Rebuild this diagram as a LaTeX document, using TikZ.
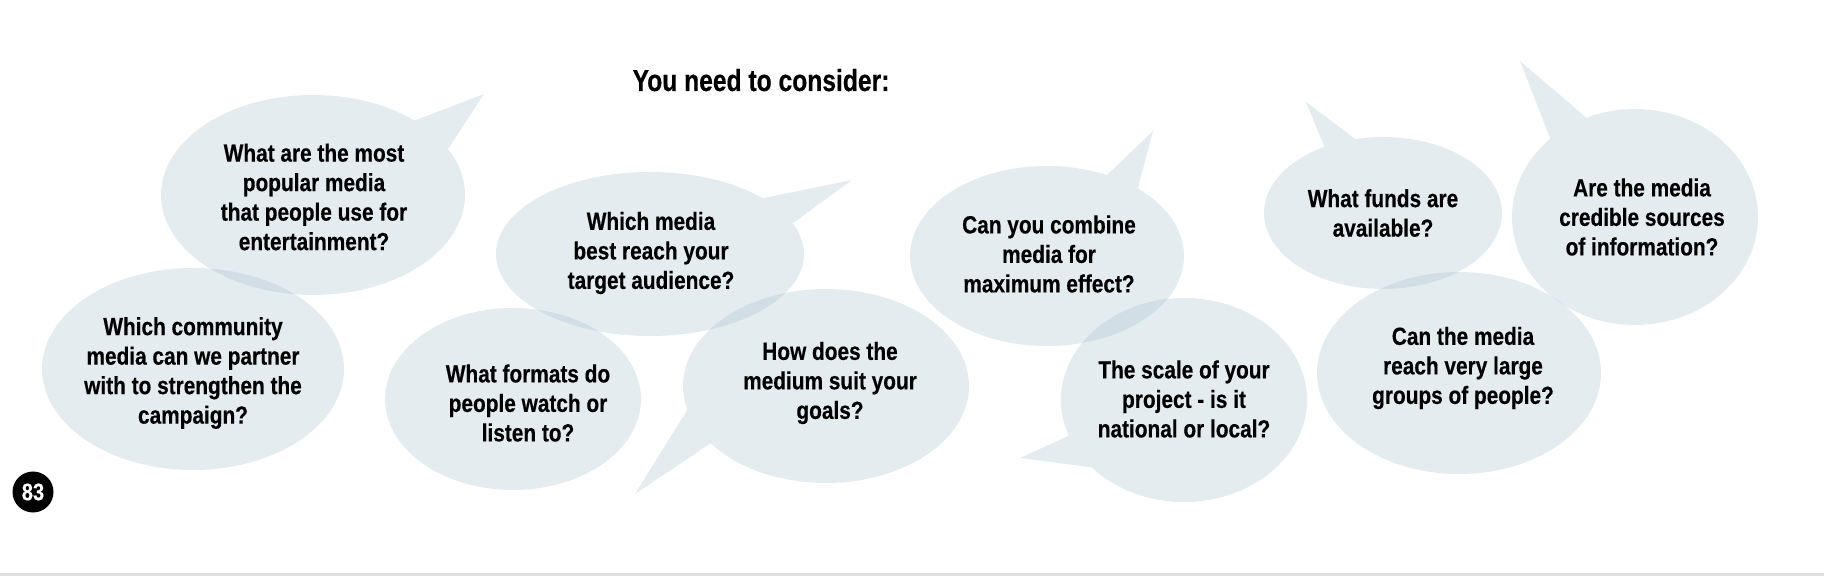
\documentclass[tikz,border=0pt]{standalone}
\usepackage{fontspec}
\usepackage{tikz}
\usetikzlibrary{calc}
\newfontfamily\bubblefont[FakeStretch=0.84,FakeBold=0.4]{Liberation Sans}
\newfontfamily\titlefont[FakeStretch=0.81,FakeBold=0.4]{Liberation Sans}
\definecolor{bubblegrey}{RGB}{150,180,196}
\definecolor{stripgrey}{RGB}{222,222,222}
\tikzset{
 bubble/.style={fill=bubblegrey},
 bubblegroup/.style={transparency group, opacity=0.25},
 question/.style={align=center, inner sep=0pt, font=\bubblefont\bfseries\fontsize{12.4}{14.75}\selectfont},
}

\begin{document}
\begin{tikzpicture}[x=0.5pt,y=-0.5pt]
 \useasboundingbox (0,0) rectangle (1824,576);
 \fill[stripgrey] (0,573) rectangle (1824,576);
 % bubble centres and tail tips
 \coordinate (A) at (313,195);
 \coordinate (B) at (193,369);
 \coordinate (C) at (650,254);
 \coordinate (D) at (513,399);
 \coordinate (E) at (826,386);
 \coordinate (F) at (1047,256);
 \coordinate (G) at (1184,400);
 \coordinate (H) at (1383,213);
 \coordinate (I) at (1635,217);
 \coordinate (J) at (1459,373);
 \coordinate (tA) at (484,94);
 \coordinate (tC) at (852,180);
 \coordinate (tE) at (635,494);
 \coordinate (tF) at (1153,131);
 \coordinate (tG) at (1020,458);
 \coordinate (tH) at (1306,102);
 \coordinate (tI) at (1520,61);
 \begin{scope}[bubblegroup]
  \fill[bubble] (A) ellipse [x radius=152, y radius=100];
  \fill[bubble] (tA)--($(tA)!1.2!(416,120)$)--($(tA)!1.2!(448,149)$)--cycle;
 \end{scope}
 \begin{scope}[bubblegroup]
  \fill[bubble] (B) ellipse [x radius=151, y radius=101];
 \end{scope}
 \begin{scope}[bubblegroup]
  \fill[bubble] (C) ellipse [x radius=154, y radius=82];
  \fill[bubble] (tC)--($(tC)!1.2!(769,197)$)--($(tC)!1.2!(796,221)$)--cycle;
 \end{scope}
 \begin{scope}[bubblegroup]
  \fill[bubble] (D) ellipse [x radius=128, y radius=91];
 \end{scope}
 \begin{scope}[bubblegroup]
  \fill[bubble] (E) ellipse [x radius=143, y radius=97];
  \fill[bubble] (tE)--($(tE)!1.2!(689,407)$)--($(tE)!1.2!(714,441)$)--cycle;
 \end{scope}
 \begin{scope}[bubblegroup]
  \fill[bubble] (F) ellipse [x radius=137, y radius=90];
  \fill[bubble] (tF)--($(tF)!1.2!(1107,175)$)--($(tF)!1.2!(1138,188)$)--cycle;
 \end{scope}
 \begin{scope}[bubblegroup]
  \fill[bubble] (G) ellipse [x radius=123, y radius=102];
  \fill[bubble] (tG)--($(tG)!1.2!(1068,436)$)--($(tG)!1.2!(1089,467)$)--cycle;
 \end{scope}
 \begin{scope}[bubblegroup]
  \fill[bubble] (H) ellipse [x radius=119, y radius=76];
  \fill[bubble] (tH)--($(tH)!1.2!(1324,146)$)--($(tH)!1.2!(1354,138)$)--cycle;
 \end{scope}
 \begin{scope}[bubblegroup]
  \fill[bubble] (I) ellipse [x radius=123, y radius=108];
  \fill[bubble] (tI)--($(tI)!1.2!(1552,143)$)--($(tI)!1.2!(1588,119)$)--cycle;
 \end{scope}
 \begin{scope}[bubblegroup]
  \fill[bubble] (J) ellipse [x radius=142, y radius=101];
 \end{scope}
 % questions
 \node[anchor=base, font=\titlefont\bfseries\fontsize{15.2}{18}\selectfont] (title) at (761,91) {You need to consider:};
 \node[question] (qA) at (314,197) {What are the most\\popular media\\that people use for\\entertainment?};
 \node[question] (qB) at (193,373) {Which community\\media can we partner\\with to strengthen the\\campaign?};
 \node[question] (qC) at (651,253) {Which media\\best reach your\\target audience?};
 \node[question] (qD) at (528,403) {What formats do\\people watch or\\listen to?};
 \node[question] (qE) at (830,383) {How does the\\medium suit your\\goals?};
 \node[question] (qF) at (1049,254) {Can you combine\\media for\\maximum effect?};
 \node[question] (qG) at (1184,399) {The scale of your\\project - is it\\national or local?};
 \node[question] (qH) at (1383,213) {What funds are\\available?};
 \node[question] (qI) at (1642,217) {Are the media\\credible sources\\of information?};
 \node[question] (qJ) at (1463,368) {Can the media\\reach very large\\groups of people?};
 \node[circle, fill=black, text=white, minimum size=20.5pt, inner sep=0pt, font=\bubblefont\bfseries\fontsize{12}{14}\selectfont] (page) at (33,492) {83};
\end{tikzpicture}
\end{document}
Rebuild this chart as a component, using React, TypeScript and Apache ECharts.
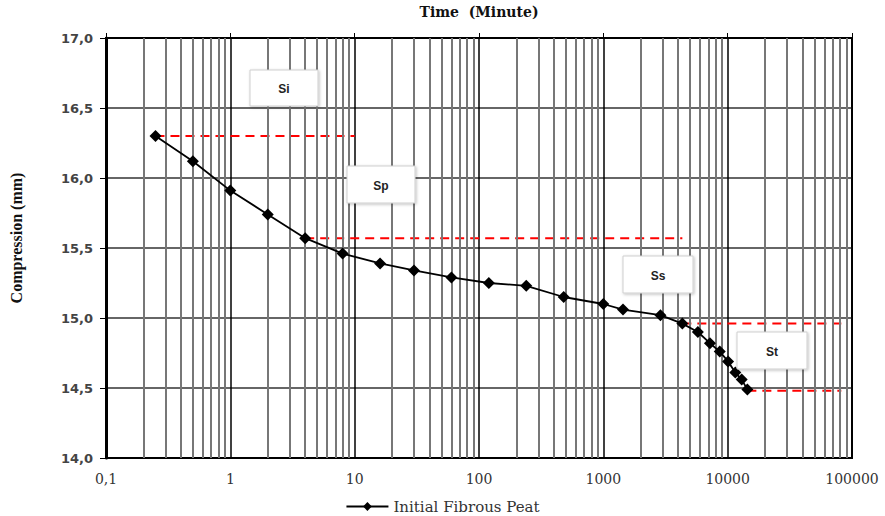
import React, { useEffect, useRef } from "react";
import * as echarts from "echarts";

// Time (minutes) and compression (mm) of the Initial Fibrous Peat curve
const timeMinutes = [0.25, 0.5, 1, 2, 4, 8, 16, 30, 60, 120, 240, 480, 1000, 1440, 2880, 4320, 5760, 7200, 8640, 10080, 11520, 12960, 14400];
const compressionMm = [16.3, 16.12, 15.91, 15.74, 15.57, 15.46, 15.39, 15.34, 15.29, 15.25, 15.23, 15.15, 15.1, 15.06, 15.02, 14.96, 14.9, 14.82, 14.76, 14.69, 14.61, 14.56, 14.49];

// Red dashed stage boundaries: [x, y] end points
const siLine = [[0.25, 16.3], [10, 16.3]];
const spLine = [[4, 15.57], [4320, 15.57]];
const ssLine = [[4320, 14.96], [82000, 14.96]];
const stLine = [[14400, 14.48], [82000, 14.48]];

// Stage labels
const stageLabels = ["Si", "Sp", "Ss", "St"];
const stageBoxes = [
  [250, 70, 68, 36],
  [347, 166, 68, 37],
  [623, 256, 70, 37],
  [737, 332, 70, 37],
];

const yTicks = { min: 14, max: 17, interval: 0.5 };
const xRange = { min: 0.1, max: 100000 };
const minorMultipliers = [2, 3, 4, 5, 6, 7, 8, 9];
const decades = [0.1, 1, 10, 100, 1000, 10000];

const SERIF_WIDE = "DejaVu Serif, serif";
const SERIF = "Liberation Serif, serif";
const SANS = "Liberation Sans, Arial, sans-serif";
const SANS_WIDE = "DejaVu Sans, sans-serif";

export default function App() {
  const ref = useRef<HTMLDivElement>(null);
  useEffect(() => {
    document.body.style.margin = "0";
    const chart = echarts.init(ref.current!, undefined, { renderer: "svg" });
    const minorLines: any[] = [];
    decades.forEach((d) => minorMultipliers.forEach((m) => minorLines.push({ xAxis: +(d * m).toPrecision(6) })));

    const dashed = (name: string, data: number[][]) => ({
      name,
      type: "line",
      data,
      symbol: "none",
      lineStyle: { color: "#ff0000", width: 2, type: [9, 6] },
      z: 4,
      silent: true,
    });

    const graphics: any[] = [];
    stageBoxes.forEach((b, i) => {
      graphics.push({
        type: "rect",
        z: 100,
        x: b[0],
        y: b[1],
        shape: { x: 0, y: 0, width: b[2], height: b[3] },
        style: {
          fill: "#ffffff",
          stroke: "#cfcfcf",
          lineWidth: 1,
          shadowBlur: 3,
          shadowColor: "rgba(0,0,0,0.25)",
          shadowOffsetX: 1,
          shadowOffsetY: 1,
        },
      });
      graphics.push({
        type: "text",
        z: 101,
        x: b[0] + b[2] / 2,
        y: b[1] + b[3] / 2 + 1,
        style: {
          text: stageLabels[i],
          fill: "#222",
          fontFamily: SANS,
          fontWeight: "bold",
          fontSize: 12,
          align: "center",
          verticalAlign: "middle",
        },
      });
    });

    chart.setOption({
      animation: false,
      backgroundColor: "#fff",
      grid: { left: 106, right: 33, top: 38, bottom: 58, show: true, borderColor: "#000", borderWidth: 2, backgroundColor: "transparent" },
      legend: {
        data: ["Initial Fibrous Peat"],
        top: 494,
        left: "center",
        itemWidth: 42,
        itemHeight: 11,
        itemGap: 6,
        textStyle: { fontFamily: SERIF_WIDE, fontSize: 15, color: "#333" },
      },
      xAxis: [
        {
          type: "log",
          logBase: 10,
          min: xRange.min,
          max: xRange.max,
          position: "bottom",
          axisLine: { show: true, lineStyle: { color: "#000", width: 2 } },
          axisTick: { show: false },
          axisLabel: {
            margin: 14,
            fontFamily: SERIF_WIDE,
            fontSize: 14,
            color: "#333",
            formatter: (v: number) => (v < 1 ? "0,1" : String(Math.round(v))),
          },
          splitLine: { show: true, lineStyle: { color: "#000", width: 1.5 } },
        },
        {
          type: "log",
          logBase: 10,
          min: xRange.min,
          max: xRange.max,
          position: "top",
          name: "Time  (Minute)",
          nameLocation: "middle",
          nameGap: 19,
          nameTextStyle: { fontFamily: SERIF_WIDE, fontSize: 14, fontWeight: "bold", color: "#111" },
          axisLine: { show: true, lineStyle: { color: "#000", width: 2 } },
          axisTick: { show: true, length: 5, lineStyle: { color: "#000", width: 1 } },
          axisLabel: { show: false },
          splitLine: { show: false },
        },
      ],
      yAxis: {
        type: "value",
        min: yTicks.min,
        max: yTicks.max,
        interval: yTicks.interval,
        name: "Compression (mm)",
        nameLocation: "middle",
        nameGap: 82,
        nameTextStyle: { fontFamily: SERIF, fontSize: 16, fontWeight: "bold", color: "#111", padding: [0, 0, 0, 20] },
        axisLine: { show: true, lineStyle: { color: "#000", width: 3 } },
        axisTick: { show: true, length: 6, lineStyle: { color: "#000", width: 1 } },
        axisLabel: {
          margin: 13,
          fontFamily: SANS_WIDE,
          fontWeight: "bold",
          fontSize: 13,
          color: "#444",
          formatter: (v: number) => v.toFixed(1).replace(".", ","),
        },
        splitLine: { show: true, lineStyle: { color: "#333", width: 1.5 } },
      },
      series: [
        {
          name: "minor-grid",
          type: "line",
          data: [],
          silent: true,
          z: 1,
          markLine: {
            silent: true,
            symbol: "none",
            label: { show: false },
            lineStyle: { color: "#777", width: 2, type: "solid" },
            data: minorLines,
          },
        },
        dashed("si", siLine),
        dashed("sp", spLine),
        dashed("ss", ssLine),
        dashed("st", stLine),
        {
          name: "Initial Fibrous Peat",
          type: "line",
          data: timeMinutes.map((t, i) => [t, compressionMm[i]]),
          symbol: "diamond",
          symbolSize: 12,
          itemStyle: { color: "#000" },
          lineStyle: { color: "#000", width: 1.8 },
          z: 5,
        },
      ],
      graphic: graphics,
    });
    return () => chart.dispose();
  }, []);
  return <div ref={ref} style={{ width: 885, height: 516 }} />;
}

---

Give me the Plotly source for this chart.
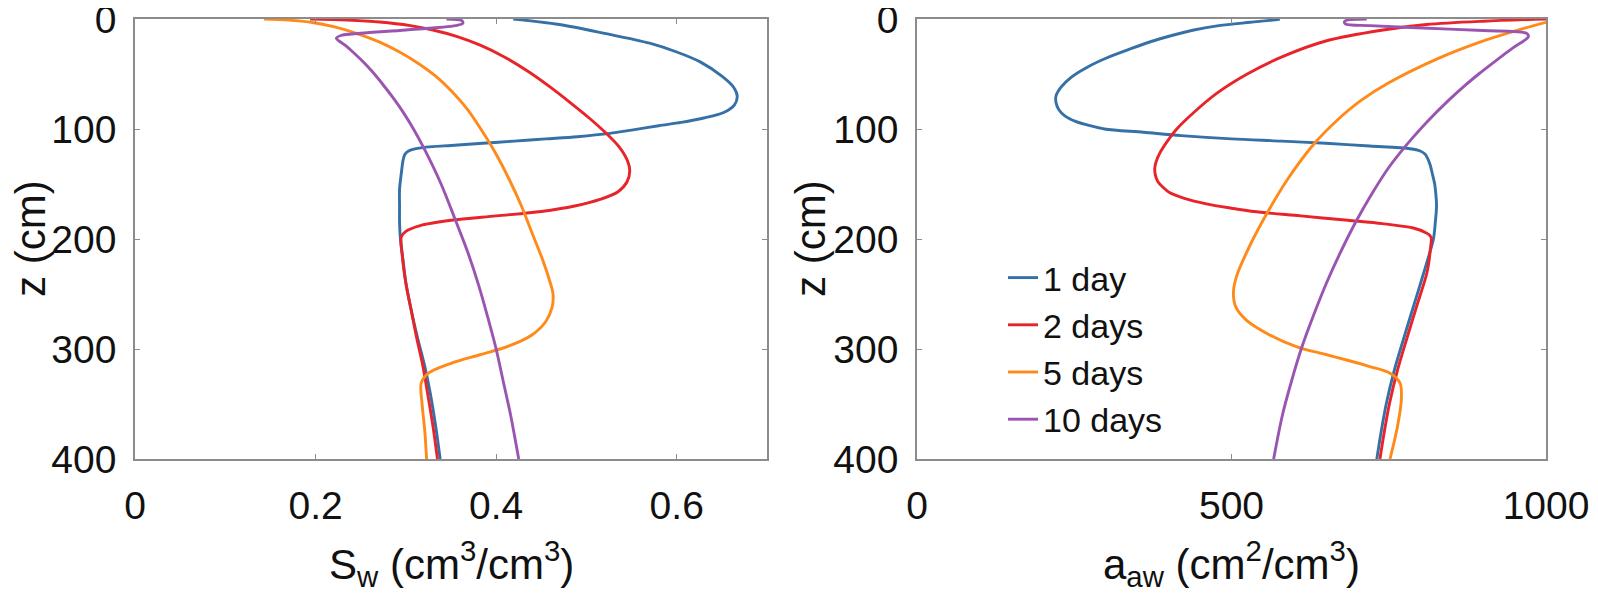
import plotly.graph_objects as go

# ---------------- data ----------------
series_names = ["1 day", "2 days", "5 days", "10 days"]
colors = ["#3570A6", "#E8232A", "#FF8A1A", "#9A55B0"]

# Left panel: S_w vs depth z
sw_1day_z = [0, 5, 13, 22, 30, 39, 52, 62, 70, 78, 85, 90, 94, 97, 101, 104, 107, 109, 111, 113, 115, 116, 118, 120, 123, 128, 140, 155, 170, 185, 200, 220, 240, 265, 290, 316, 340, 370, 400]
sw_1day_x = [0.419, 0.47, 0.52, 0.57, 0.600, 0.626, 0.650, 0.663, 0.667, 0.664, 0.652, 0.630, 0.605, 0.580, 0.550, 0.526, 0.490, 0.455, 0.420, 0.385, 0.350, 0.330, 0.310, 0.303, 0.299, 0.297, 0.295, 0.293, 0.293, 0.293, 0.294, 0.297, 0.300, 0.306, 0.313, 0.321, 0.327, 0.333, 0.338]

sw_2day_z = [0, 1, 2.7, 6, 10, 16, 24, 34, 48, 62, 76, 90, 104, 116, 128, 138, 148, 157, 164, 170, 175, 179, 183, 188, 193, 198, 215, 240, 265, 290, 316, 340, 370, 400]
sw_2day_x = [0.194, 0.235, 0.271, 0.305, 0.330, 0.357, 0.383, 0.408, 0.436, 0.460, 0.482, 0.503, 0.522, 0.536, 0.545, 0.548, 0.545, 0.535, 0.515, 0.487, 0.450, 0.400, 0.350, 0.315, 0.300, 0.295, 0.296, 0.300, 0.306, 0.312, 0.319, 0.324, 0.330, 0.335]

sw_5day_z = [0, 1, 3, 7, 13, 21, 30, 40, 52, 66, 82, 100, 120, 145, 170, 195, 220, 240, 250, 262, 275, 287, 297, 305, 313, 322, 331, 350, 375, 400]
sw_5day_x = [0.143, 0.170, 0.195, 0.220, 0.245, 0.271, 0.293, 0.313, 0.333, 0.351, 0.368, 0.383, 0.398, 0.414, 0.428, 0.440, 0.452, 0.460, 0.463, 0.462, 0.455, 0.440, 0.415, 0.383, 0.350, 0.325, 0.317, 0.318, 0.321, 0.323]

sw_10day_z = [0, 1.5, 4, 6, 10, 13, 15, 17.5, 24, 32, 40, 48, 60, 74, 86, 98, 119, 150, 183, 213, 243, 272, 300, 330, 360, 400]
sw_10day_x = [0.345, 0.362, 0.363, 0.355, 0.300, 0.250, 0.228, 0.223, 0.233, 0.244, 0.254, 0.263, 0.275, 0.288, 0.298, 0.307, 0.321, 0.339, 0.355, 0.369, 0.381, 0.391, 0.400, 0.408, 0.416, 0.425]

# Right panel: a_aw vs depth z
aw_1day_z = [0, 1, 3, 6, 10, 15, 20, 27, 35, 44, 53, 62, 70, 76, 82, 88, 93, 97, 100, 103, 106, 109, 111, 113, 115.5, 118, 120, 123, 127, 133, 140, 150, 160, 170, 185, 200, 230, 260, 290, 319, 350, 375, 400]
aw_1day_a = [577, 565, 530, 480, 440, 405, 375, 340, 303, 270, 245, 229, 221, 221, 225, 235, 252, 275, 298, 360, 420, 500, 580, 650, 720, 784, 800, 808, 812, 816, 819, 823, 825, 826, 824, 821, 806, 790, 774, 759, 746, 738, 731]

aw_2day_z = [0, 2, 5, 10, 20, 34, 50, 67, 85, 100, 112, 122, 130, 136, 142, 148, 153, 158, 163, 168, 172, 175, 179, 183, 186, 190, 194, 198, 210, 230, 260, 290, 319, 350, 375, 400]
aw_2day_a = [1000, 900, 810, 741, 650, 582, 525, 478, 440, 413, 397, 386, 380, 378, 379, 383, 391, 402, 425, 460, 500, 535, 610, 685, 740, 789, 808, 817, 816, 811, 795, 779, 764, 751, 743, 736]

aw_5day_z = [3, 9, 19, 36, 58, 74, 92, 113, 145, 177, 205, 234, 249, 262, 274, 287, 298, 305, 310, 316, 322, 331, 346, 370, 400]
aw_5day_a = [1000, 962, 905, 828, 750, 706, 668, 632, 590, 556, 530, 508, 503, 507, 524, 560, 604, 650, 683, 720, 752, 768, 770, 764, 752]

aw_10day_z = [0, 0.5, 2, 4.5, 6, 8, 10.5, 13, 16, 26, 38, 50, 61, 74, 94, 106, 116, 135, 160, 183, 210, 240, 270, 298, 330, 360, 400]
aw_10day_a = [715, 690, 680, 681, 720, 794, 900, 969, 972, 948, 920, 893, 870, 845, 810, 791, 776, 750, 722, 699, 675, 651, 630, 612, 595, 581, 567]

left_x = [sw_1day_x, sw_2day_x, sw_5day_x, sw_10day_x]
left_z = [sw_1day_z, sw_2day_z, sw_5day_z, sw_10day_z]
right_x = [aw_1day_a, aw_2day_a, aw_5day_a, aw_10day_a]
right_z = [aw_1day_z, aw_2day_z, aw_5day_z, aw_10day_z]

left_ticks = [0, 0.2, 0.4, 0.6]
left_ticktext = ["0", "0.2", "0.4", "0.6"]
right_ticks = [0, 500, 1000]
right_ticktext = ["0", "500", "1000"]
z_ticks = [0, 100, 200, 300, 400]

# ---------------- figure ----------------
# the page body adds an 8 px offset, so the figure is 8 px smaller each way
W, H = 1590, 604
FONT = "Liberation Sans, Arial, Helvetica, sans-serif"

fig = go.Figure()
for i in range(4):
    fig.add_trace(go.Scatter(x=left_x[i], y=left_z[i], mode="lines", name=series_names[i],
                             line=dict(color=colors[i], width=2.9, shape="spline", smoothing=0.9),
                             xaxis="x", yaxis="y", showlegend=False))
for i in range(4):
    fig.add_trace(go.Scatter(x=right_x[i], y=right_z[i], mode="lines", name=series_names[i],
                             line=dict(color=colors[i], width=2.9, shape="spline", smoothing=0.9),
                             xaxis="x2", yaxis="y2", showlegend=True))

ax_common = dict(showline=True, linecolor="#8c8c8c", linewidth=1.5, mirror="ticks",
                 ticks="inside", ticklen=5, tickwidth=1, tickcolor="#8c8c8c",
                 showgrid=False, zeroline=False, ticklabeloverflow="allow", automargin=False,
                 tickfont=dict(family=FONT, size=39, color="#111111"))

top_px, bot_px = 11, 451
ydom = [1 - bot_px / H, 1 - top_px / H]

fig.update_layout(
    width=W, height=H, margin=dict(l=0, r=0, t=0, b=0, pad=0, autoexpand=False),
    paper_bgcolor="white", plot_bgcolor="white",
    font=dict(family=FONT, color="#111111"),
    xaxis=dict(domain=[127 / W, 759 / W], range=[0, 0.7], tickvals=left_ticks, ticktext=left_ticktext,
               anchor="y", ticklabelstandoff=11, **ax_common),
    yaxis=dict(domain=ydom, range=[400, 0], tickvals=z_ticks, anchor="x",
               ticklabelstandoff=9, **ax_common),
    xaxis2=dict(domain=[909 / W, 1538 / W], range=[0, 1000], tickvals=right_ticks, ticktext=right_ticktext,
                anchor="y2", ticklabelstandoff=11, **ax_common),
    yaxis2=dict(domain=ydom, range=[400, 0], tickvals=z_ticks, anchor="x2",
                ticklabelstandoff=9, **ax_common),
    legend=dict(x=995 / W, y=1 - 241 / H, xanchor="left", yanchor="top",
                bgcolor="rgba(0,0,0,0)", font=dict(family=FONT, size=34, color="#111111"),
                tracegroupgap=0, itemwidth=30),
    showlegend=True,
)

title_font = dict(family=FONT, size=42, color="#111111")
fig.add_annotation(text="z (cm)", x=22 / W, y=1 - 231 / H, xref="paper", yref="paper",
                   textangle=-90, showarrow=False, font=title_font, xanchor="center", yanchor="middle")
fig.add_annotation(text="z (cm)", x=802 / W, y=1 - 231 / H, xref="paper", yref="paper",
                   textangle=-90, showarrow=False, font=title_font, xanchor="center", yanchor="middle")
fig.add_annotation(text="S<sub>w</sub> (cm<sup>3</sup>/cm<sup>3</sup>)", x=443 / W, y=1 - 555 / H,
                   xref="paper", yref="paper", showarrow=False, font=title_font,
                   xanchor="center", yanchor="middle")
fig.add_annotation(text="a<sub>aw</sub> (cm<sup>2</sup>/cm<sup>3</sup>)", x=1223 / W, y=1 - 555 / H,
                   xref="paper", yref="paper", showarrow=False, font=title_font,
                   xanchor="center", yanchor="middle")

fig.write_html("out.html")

▸ **What the exercise asks**
Out of the records above, set down only the lines from the one that contains "Give me the Plotly source for this chart." through the one that contains "0.327, 0.333, 0.338]", unchanged and without the pictures.

▸ **Output of the exercise**
Give me the Plotly source for this chart.
import plotly.graph_objects as go

# ---------------- data ----------------
series_names = ["1 day", "2 days", "5 days", "10 days"]
colors = ["#3570A6", "#E8232A", "#FF8A1A", "#9A55B0"]

# Left panel: S_w vs depth z
sw_1day_z = [0, 5, 13, 22, 30, 39, 52, 62, 70, 78, 85, 90, 94, 97, 101, 104, 107, 109, 111, 113, 115, 116, 118, 120, 123, 128, 140, 155, 170, 185, 200, 220, 240, 265, 290, 316, 340, 370, 400]
sw_1day_x = [0.419, 0.47, 0.52, 0.57, 0.600, 0.626, 0.650, 0.663, 0.667, 0.664, 0.652, 0.630, 0.605, 0.580, 0.550, 0.526, 0.490, 0.455, 0.420, 0.385, 0.350, 0.330, 0.310, 0.303, 0.299, 0.297, 0.295, 0.293, 0.293, 0.293, 0.294, 0.297, 0.300, 0.306, 0.313, 0.321, 0.327, 0.333, 0.338]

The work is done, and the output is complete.